The ministry in a statement said that it has approved Taipower’s evaluation report, which found it was feasible to restart the Guosheng Nuclear Power Plant in New Taipei City’s Wanli District (萬里) and the Ma-anshan Nuclear Power Plant in Pingtung County’s Hengchun Township (恆春).
However, the report concluded that restarting the Jinshan Nuclear Power Plant in New Taipei City’s Shihmen District (石門) was not feasible, because its two reactors were decommissioned more than eight years ago and its equipment has severely aged, the ministry said.
Photo: Tsai Tsung-hsien, Taipei Times
Following the evaluation, Taipower would draft restart plans for the two nuclear power plants and launch safety inspections, including assessments of how badly the plants’ equipment has aged and their seismic resilience, it said.

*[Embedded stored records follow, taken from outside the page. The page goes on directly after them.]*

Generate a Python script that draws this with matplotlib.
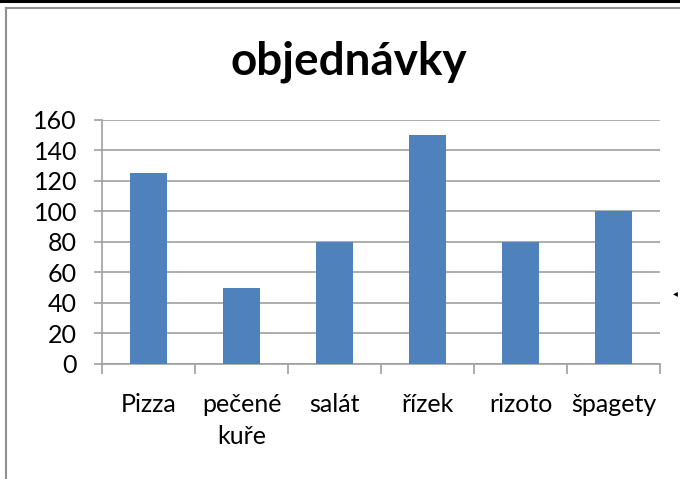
import matplotlib
matplotlib.use("Agg")
from matplotlib import pyplot as plt
from matplotlib.lines import Line2D
import numpy as np

plt.rcParams['font.family'] = ['Lato', 'DejaVu Sans']

# data
categories = ["Pizza", "pečené\nkuře", "salát", "řízek", "rizoto", "špagety"]
values = [125, 50, 80, 150, 80, 100]
y_ticks = [0, 20, 40, 60, 80, 100, 120, 140, 160]

fig = plt.figure(figsize=(6.8, 4.79), dpi=100)
ax = fig.add_axes([0.15, 0.2401, 0.8206, 0.5094])

x = np.arange(len(categories))
ax.bar(x, values, width=0.39, color="#4F81BD", zorder=3)

ax.set_xlim(-0.5, len(categories) - 0.5)
ax.set_ylim(0, 160)
ax.set_yticks(y_ticks)
ax.set_yticklabels([str(v) for v in y_ticks], fontsize=18)

# category labels under the bars, ticks at the boundaries
ax.set_xticks(np.arange(len(categories) + 1) - 0.5)
ax.set_xticklabels([])
ax.tick_params(axis="x", length=7, color="#a0a0a0", width=1.2)
ax.tick_params(axis="y", length=6, color="#a0a0a0", width=1.2, pad=12)
for i, c in enumerate(categories):
    ax.text(i, -19, c, ha="center", va="top", fontsize=18,
            transform=ax.transData, linespacing=1.45)

ax.grid(axis="y", color="#a0a0a0", linewidth=1.2, zorder=0)
for s in ["top", "right"]:
    ax.spines[s].set_visible(False)
for s in ["left", "bottom"]:
    ax.spines[s].set_color("#a0a0a0")
    ax.spines[s].set_linewidth(1.2)

fig.text(0.513, 0.872, "objednávky", ha="center", va="center",
         fontsize=33, fontweight="bold")

# frame of the screenshot
fig.add_artist(Line2D([0, 1], [0.998, 0.998], color="black", lw=2.2,
                      transform=fig.transFigure))
fig.add_artist(Line2D([0.0095, 1], [0.984, 0.984], color="#909090", lw=1.5,
                      transform=fig.transFigure))
fig.add_artist(Line2D([0.0095, 0.0095], [0, 0.984], color="#909090", lw=1.5,
                      transform=fig.transFigure))
fig.text(0.993, 0.388, "◂", ha="center", va="center", fontsize=7,
         family="DejaVu Sans")

fig.savefig("out.png", dpi=100)
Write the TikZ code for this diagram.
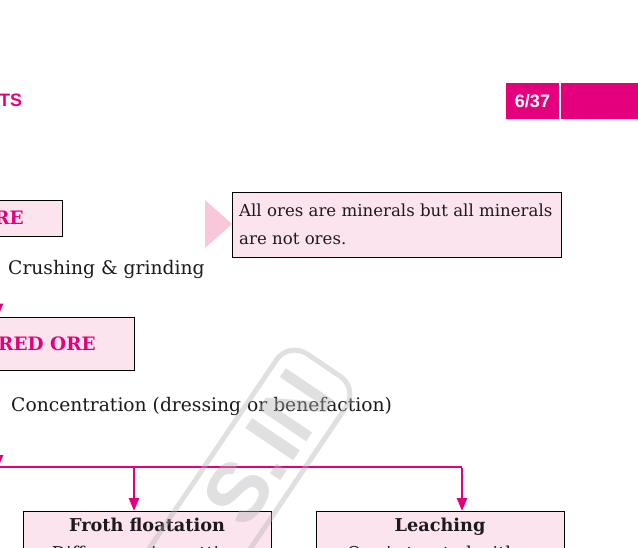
\documentclass[tikz,border=0pt]{standalone}
\usepackage{fontspec}
\setmainfont{DejaVu Serif}
\newfontfamily\hsans{Liberation Sans}
\usetikzlibrary{arrows.meta}
\definecolor{mag}{RGB}{228,0,124}
\definecolor{pinkfill}{RGB}{252,228,238}
\definecolor{tripink}{RGB}{248,200,218}
\definecolor{ink}{RGB}{30,26,28}
\begin{document}
\begin{tikzpicture}[x=1pt,y=-1pt,
  box/.style={draw=black,line width=0.8pt,fill=pinkfill,inner sep=0pt},
  flow/.style={draw=mag,line width=2.6pt,-{Triangle[width=10pt,length=13pt]}},
  flowline/.style={draw=mag,line width=2.6pt},
  boxtitle/.style={font=\fontsize{18.5}{22}\selectfont\bfseries,text=mag,inner sep=0pt},
  lbl/.style={font=\fontsize{18.7}{22}\selectfont,text=ink,anchor=west,inner sep=0pt},
  headtab/.style={fill=mag,draw=none,inner sep=0pt},
  wmark/.style={rotate=56,opacity=0.4},
]
\useasboundingbox (0,0) rectangle (638,547);
\fill[white] (0,0) rectangle (638,547);

% header
\node[font=\hsans\bfseries\fontsize{18}{20}\selectfont,text=mag,anchor=west,inner sep=0pt] (head) at (-1,100) {TS};
\node[headtab,minimum width=53pt,minimum height=36pt] (page) at (532.5,101) {};
\node[font=\hsans\bfseries\fontsize{18}{20}\selectfont,text=white,inner sep=0pt] (pagenum) at (page.center) {6/37};
\node[headtab,minimum width=78pt,minimum height=36pt] (tab) at (600,101) {};

% left column
\node[box,minimum width=126pt,minimum height=36pt] (ore) at (-1,218) {};
\node[boxtitle,anchor=east] (oret) at (24,218) {ORE};
\node[box,minimum width=270pt,minimum height=53pt] (powd) at (-1,343.5) {};
\node[boxtitle,anchor=east] (powdt) at (96,344) {POWDERED ORE};

\draw[flow] (ore.south -| -2,0) -- (powd.north -| -2,0);
\node[lbl] (crush) at (8,269) {Crushing \& grinding};
\coordinate (split) at (-2,467);
\draw[flow] (powd.south -| -2,0) -- ([yshift=-1pt]split);
\node[lbl] (conc) at (11,406) {Concentration (dressing or benefaction)};

% branches
\node[box,minimum width=248pt,minimum height=100pt,anchor=north] (froth) at (147,511) {};
\node[box,minimum width=248pt,minimum height=100pt,anchor=north] (leach) at (440,511) {};
\node[font=\fontsize{17.7}{28}\selectfont,text=ink,align=center,anchor=north,inner sep=0pt] (frotht) at (147,518) {\textbf{Froth floatation}\\Difference in wetting};
\node[font=\fontsize{17.7}{28}\selectfont,text=ink,align=center,anchor=north,inner sep=0pt] (leacht) at (440,518) {\textbf{Leaching}\\Ore is treated with a};

\coordinate (west) at (-150,467);
\coordinate (fj) at (134,467);
\coordinate (lj) at (462,467);
\draw[flowline] (west) -- (lj);
\draw[flow] (fj) -- (fj |- froth.north);
\draw[flow] ([yshift=-1.3pt]lj) -- (lj |- leach.north);

% note
\fill[tripink] (205,200) -- (232,224) -- (205,248) -- cycle;
\node[box,minimum width=329pt,minimum height=65pt] (note) at (396.5,224.5) {};
\node[font=\fontsize{16.6}{28}\selectfont,text=ink,align=left,anchor=north west,inner sep=0pt] (notet) at (239,203.5) {All ores are minerals but all minerals\\are not ores.};

% watermark
\node[wmark,draw=gray!60,line width=5pt,rounded corners=22pt,minimum width=420pt,minimum height=84pt,anchor=east] (wmbox) at (325,363) {};
\node[wmark,text=gray!60,font=\hsans\bfseries\fontsize{84}{84}\selectfont,anchor=east,inner sep=0pt] (wmtext) at (314,380) {S.IN};
\end{tikzpicture}
\end{document}
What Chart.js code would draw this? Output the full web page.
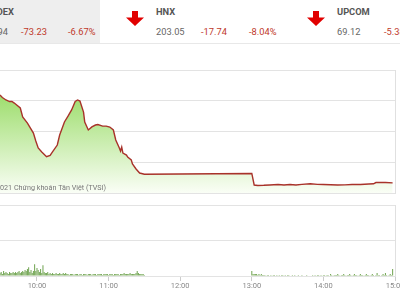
<!DOCTYPE html>
<html>
<head>
<meta charset="utf-8">
<script src="https://cdn.jsdelivr.net/npm/chart.js@4.4.0/dist/chart.umd.min.js"></script>
<style>
html, body { margin: 0; padding: 0; background: #fff; }
#page { position: relative; width: 400px; height: 300px; overflow: hidden; font-family: Roboto, "Noto Sans", sans-serif; }
.box { position: absolute; left: 0; top: 0; width: 100px; height: 43px; background: #eeeeee; }
.sep { position: absolute; left: 0; top: 43px; width: 400px; height: 1px; background: #e8e8e8; }
.t { position: absolute; white-space: nowrap; font-size: 9.3px; line-height: 12px; color: #666; }
.name { font-weight: bold; color: #555; }
.red { color: #c0392b; }
.arrow { position: absolute; }
#priceWrap { position: absolute; left: 0; top: 60px; width: 400px; height: 140px; }
#volWrap { position: absolute; left: 0; top: 195px; width: 400px; height: 105px; }
</style>
</head>
<body>
<div id="page">
    <div class="box"></div>
    <div class="sep"></div>

    <div class="t name" style="right:386px;top:6px">VNINDEX</div>
    <div class="t" style="right:392px;top:25.5px">1,023.94</div>
    <div class="t red" style="left:21px;top:25.5px">-73.23</div>
    <div class="t red" style="left:68px;top:25.5px">-6.67%</div>

    <svg class="arrow" style="left:125px;top:11px" width="20" height="15" viewBox="0 0 20 15"><path d="M7 0h6v6.5h6l-9 8.5-9-8.5h6z" fill="#e10000"/></svg>
    <div class="t name" style="left:156px;top:6px">HNX</div>
    <div class="t" style="left:156px;top:25.5px">203.05</div>
    <div class="t red" style="left:201px;top:25.5px">-17.74</div>
    <div class="t red" style="left:249px;top:25.5px">-8.04%</div>

    <svg class="arrow" style="left:306px;top:11px" width="20" height="15" viewBox="0 0 20 15"><path d="M7 0h6v6.5h6l-9 8.5-9-8.5h6z" fill="#e10000"/></svg>
    <div class="t name" style="left:337px;top:6px">UPCOM</div>
    <div class="t" style="left:337px;top:25.5px">69.12</div>
    <div class="t red" style="left:384px;top:25.5px">-5.38</div>
    <div class="t red" style="left:431px;top:25.5px">-7.22%</div>

    <div id="priceWrap"><canvas id="price"></canvas></div>
    <div id="volWrap"><canvas id="vol"></canvas></div>
</div>

<script>
// index line (VNINDEX)
const priceTimes = ['09:29','09:31','09:34','09:37','09:39','09:41','09:43','09:46','09:48','09:52','09:54','09:57','09:59',
    '10:01','10:04','10:08','10:11','10:13','10:17','10:19','10:23','10:26','10:29','10:32','10:34','10:36','10:39','10:40',
    '10:43','10:46','10:49','10:51','10:55','10:58','11:01','11:04','11:06','11:09','11:10','11:11','11:12','11:15','11:16',
    '11:19','11:20','11:23','11:26','11:30',
    '13:00','13:02','13:05','13:10','13:15','13:22','13:27','13:32','13:37','13:42','13:49','13:55','14:00','14:06','14:12',
    '14:18','14:24','14:31','14:38','14:42','14:44','14:52','14:58'];
const priceValues = [1083.7,1082.1,1080.5,1079.5,1079.5,1078.5,1077.2,1075.3,1069.4,1065.5,1062.9,1059.0,1053.8,
    1049.3,1046.7,1043.6,1044.5,1046.7,1051.2,1057.7,1066.2,1070.0,1074.0,1079.5,1080.5,1079.8,1072.6,1066.2,
    1061.0,1063.0,1064.2,1064.5,1063.5,1063.5,1062.9,1061.0,1054.5,1049.3,1047.3,1049.9,1046.0,1044.7,1043.4,
    1041.5,1038.9,1035.6,1033.0,1032.2,
    1032.7,1025.2,1024.9,1025.0,1025.2,1025.5,1025.2,1025.5,1025.2,1025.6,1026.0,1025.6,1025.5,1025.4,1025.2,
    1025.3,1025.5,1025.5,1025.9,1026.0,1026.8,1026.8,1026.6];
const priceTicks = [1020, 1040, 1060, 1080, 1100];

// volume, one bar per minute
const volMorningStart = '09:29';
const volMorning = [3,4,2,5,3,4, 3,2,4,3,3,4, 3,4,3,4,5,3, 4,5,4,6,5,7, 9,4,6,3,5,12, 5,8,6,4,7,3,
    11,4,3,3,4,2, 3,2,3,2,2,3, 2,2,3,2,2,3, 2,3,2,2,1,2, 2,2,1,2,2,2, 1,2,2,1,2,2, 2,1,2,2,2,1,
    2,2,2,1,2,2, 2,2,1,2,2,2, 2,1,2,2,2,1, 2,2,2,2,1,2, 2,2,3,2,2,2, 2,3,2,2,2,2, 3,5,3,2,2,2, 2,1];
const volAfternoonStart = '13:00';
const volAfternoon = [5, 2,2,2,2,1,2,1,2,1,1,
    1,0,1,1,0,1,0,1,1,0, 1,0,1,0,1,1,0,1,0,1, 1,0,0,1,0,1,0,0,1,0,
    0,1,0,0,0,1,0,0,0,0, 1,0,1,0,1,1,0,1,0,1, 1,0,1,1,0,2,1,0,1,1,
    1,2,1,0,1,1,2,1,0,1, 1,2,1,0,1,2,1,1,0,1, 2,1,1,0,1,2,1,1,0,1,
    2,1,0,1,3,1,1,0,1,2, 1,3,1,0,1,2,1,7];
const volTicks = [0, 36, 72];

const timeLabels = ['10:00', '11:00', '12:00', '13:00', '14:00', '15:00'];
const startTime = '09:29';
const endTime = '15:00';

function toMin(s) {
    const p = s.split(':');
    return (+p[0]) * 60 + (+p[1]);
}

function minuteSeries(start, values) {
    const s = toMin(start);
    return values.map((v, i) => ({x: s + i, y: v}));
}

const copyright = {
    id: 'copyright',
    afterDatasetsDraw(chart) {
        const c = chart.ctx, a = chart.chartArea;
        c.save();
        c.font = '7.2px Roboto';
        c.fillStyle = '#777';
        c.textBaseline = 'middle';
        const lead = c.measureText('© 2').width;
        c.fillText('© 2021 Chứng khoán Tân Việt (TVSI)', a.left - lead, a.bottom - 5);
        c.restore();
    }
};

const rightBorder = {
    position: 'right',
    ticks: {display: false},
    grid: {display: false, drawTicks: false},
    border: {color: '#e0e0e0'},
    afterFit: s => { s.width = 0; }
};

new Chart(document.getElementById('price'), {
    type: 'line',
    data: {
        datasets: [{
            data: priceTimes.map((t, i) => ({x: toMin(t), y: priceValues[i]})),
            borderColor: '#a8322a',
            borderWidth: 1.4,
            pointRadius: 0,
            tension: 0,
            fill: 'start',
            backgroundColor: ctx => {
                const a = ctx.chart.chartArea;
                if (!a) return 'rgba(140,210,80,0.5)';
                const g = ctx.chart.ctx.createLinearGradient(0, a.top, 0, a.bottom);
                g.addColorStop(0, '#86d54a');
                g.addColorStop(1, '#fafef6');
                return g;
            }
        }]
    },
    options: {
        animation: false,
        maintainAspectRatio: false,
        layout: {padding: {top: 10, bottom: 7, left: 0, right: 5}},
        plugins: {legend: {display: false}, tooltip: {enabled: false}},
        scales: {
            x: {type: 'linear', display: false, min: toMin(startTime), max: toMin(endTime)},
            y: {
                min: priceTicks[0], max: priceTicks[priceTicks.length - 1],
                afterBuildTicks: s => { s.ticks = priceTicks.map(v => ({value: v})); },
                ticks: {display: false},
                grid: {color: '#e3e3e3', drawTicks: false},
                border: {display: false},
                afterFit: s => { s.width = 0; }
            },
            y2: rightBorder
        }
    },
    plugins: [copyright]
});

new Chart(document.getElementById('vol'), {
    type: 'bar',
    data: {
        datasets: [{
            data: minuteSeries(volMorningStart, volMorning).concat(minuteSeries(volAfternoonStart, volAfternoon)),
            backgroundColor: '#78a95a',
            barPercentage: 0.9,
            categoryPercentage: 1
        }]
    },
    options: {
        animation: false,
        maintainAspectRatio: false,
        layout: {padding: {top: 10, bottom: 8, left: 0, right: 5}},
        plugins: {legend: {display: false}, tooltip: {enabled: false}},
        scales: {
            x: {
                type: 'linear', offset: false,
                min: toMin(startTime), max: toMin(endTime),
                afterBuildTicks: s => { s.ticks = timeLabels.map(t => ({value: toMin(t)})); },
                ticks: {
                    callback: (v, i) => timeLabels[i],
                    color: '#888', font: {size: 7.5, family: 'Roboto'},
                    padding: 1, maxRotation: 0, autoSkip: false
                },
                grid: {drawOnChartArea: false, tickLength: 5, color: '#cccccc', offset: false},
                border: {display: false},
                afterFit: s => { s.paddingLeft = 0; s.paddingRight = 0; }
            },
            y: {
                min: volTicks[0], max: volTicks[volTicks.length - 1],
                afterBuildTicks: s => { s.ticks = volTicks.map(v => ({value: v})); },
                ticks: {display: false},
                grid: {color: '#e3e3e3', drawTicks: false},
                border: {display: false},
                afterFit: s => { s.width = 0; }
            },
            y2: rightBorder
        }
    }
});
</script>
</body>
</html>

Inspections at the Ma-anshan plant would require peer review and assistance from the original manufacturer, a process that is expected to take about one-and-a-half to two years to complete, the ministry added.
The process would take longer at the Guosheng plant, because its used nuclear fuel must be removed from the reactor and stored before safety inspections can be carried out, the ministry said.
The evaluation report was carried out in response to amendments to the Nuclear Reactor Facilities Regulation Act (核子反應器設施管制法) passed in May, which provide a legal basis for continuing to operate nuclear power plants even after they have entered the decommissioning stage.
The No. 2 reactor at the Ma-anshan Nuclear Power Plant was shut down on May 17.
Taiwan’s three nuclear power plants, which generated about 15 percent of the nation’s electricity as recently as 2014, have all been decommissioned.
Nuclear power advocates have said the plants should be restarted and that the Fourth Nuclear Power Plant in New Taipei City’s Gongliao District (貢寮), which was close to completion before being mothballed in 2014, be opened and used to give Taiwan a source of low-emission electricity.
The Energy Administration said that for the first nine months of this year, about 85 percent of Taiwan’s electricity was generated by fossil fuels.